» **The problem**: Scan the lines below for "this"; report the number of lines that contain it, and only that.

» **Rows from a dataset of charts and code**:
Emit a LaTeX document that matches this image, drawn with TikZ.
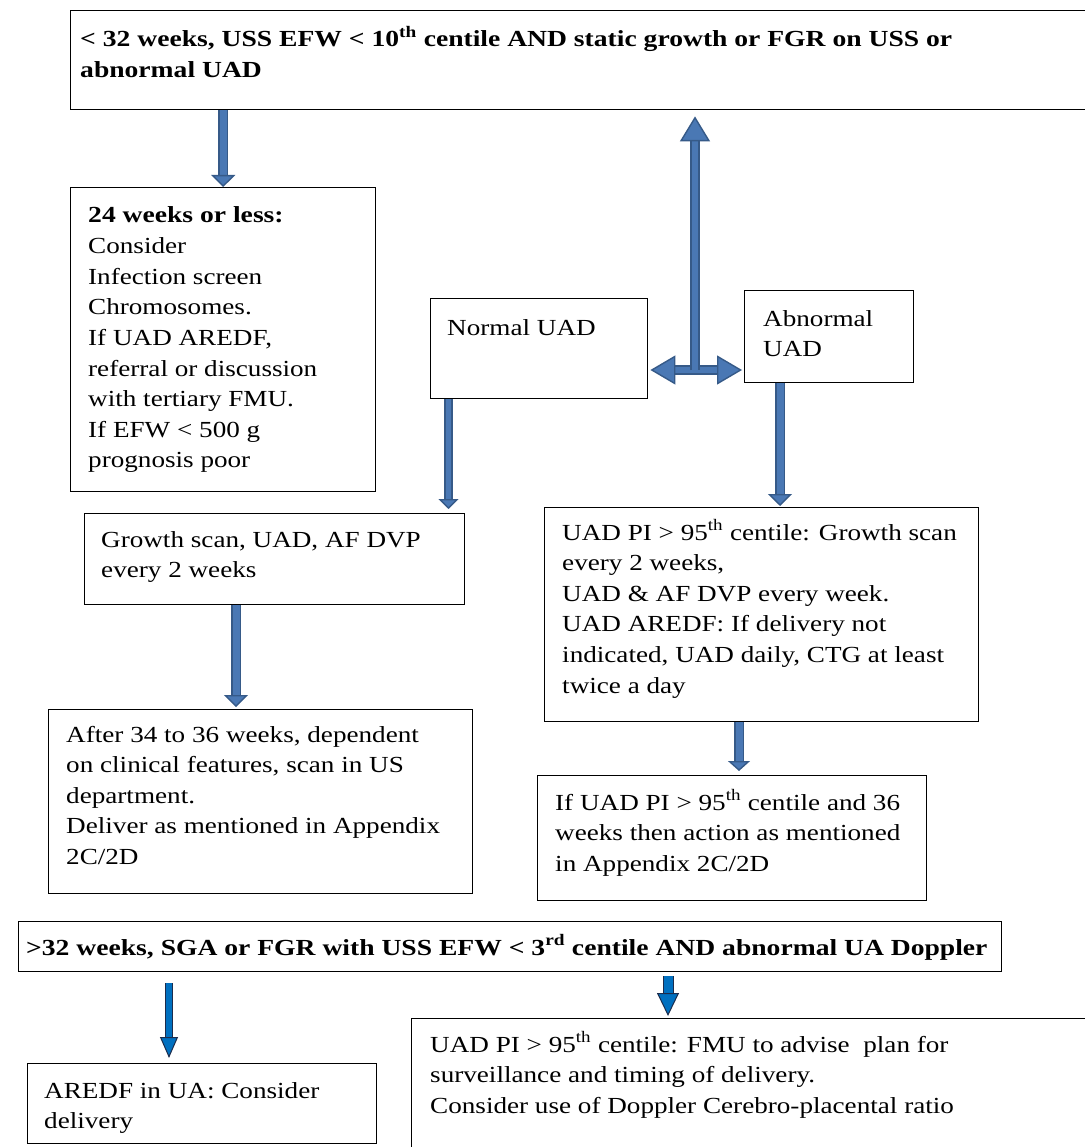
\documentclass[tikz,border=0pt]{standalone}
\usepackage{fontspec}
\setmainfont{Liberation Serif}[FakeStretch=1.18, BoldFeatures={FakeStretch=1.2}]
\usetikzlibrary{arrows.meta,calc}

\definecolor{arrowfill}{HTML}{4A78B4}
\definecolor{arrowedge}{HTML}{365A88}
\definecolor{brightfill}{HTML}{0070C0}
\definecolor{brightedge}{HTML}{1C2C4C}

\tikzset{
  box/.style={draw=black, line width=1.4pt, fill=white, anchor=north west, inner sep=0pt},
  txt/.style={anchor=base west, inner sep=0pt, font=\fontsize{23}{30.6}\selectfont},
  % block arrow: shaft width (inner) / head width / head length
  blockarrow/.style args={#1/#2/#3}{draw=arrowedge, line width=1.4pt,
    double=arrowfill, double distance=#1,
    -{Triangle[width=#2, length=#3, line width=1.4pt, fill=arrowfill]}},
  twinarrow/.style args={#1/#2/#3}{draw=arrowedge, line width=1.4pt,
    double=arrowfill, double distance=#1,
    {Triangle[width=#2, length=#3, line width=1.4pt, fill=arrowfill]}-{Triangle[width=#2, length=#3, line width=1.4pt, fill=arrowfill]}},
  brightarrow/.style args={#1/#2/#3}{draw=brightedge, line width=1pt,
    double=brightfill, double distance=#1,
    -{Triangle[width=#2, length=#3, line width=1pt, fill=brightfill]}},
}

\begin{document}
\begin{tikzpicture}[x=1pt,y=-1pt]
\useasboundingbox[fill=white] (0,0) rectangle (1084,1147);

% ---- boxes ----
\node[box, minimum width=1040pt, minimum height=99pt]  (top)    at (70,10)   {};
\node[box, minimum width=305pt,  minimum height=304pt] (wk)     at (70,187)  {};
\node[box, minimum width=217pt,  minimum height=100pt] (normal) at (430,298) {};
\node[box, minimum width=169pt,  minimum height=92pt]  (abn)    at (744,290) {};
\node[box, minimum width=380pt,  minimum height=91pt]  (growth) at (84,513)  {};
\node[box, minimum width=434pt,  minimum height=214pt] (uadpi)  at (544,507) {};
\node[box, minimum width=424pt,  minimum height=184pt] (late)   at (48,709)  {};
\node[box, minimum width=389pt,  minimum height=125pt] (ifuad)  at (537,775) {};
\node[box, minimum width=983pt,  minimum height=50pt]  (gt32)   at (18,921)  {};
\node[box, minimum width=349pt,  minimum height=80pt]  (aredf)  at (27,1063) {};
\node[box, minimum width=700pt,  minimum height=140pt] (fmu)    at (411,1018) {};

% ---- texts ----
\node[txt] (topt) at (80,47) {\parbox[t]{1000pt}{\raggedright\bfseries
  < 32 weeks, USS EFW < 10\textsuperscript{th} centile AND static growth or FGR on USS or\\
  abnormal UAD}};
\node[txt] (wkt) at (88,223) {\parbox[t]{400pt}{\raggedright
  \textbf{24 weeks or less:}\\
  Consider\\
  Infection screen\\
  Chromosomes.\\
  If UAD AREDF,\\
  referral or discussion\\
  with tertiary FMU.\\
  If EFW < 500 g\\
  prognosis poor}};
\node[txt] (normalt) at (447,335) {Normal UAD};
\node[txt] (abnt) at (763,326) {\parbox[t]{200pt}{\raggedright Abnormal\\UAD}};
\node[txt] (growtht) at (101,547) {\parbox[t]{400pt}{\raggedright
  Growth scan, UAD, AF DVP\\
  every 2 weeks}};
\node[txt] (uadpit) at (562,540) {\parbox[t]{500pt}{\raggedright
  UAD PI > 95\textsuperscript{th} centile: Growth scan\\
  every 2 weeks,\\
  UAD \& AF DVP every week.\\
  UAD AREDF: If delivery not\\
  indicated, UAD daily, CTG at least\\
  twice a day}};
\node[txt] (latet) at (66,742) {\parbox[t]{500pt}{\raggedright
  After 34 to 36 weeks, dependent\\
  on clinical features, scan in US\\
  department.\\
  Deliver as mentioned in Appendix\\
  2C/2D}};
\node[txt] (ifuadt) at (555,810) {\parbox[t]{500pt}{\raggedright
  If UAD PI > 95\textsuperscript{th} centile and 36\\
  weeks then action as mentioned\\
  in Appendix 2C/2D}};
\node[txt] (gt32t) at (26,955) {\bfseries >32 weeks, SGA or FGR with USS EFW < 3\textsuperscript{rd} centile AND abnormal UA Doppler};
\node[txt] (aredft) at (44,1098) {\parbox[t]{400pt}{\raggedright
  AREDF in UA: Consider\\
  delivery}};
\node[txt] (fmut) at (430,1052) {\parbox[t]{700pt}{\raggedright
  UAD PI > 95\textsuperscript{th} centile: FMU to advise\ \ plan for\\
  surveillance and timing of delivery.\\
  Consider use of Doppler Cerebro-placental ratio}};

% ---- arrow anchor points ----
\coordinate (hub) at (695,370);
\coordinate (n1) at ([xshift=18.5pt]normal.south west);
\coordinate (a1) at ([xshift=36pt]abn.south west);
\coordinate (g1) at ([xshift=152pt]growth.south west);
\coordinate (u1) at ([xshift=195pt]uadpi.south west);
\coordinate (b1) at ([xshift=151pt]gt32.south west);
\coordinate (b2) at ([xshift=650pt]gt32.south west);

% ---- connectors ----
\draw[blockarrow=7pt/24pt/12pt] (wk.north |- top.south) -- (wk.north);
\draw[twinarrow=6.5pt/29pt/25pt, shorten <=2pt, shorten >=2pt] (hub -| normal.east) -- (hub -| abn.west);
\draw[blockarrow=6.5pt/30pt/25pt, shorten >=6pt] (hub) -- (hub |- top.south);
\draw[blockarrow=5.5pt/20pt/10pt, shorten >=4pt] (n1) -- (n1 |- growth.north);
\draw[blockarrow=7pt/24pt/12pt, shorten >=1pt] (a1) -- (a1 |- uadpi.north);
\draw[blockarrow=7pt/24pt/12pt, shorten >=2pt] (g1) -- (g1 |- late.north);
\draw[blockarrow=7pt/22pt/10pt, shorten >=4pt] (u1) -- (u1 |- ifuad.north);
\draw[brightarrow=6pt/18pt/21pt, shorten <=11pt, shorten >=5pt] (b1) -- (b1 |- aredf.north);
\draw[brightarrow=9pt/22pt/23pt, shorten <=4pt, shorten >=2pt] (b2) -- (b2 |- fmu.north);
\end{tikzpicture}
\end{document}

* * *

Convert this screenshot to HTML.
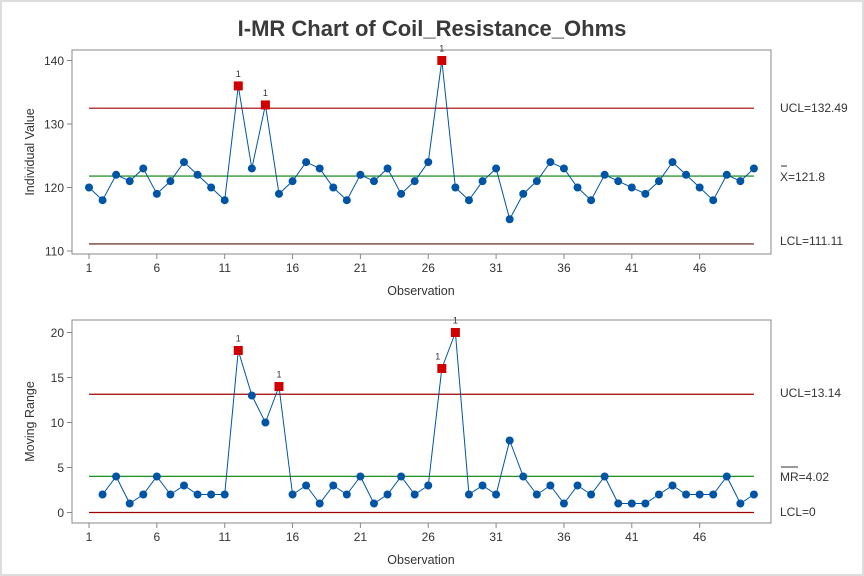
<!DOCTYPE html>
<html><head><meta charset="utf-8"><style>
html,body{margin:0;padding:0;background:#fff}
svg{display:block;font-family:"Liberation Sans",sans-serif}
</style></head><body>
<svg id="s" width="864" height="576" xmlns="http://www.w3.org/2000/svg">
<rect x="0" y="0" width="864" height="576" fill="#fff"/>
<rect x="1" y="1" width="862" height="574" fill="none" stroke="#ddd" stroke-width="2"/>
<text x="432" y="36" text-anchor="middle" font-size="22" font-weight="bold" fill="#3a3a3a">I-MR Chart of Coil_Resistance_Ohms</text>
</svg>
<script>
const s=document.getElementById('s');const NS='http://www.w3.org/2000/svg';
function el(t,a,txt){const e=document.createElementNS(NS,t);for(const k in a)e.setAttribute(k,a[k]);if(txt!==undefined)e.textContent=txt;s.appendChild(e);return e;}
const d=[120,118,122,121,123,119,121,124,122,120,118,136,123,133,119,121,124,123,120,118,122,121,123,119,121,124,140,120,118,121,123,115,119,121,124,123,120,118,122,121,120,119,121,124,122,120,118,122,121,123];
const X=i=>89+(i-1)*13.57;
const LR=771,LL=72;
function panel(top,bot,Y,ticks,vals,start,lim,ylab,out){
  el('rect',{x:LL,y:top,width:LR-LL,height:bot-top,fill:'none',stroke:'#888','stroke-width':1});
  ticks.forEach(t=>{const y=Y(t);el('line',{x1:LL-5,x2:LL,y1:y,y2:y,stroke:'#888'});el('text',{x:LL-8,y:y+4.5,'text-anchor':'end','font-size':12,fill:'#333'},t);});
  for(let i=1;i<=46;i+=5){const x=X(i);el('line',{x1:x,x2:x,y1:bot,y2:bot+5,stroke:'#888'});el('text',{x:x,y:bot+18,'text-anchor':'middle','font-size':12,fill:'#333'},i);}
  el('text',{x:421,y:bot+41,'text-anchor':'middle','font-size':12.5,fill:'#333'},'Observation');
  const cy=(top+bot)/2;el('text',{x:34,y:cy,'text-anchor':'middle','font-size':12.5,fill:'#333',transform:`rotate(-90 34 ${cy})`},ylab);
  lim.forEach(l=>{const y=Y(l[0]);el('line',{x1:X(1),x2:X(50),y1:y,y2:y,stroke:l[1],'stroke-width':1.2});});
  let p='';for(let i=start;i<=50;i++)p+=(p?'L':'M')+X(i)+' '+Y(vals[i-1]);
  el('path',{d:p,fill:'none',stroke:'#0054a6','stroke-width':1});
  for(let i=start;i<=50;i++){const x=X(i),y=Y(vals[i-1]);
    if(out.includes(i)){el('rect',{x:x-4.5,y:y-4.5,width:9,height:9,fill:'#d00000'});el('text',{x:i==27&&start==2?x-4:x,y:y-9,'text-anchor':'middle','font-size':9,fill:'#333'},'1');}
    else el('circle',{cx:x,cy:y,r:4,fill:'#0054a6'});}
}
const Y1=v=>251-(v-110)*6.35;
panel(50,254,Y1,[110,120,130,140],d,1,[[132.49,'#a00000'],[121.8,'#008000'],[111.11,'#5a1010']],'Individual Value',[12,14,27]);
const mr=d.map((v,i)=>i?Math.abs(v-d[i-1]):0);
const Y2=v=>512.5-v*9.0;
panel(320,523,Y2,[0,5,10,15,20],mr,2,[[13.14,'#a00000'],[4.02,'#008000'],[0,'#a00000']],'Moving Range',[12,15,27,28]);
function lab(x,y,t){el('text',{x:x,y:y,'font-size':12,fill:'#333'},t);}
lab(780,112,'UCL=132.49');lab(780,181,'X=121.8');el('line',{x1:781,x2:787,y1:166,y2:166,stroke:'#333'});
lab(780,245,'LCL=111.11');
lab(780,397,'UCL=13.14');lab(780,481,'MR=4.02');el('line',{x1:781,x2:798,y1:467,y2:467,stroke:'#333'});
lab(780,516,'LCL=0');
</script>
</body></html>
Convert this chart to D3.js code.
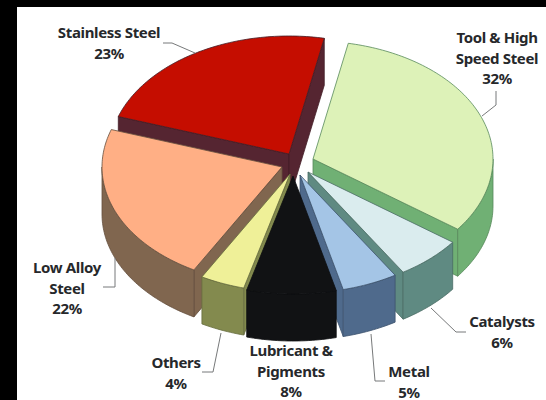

» **Reply**: 3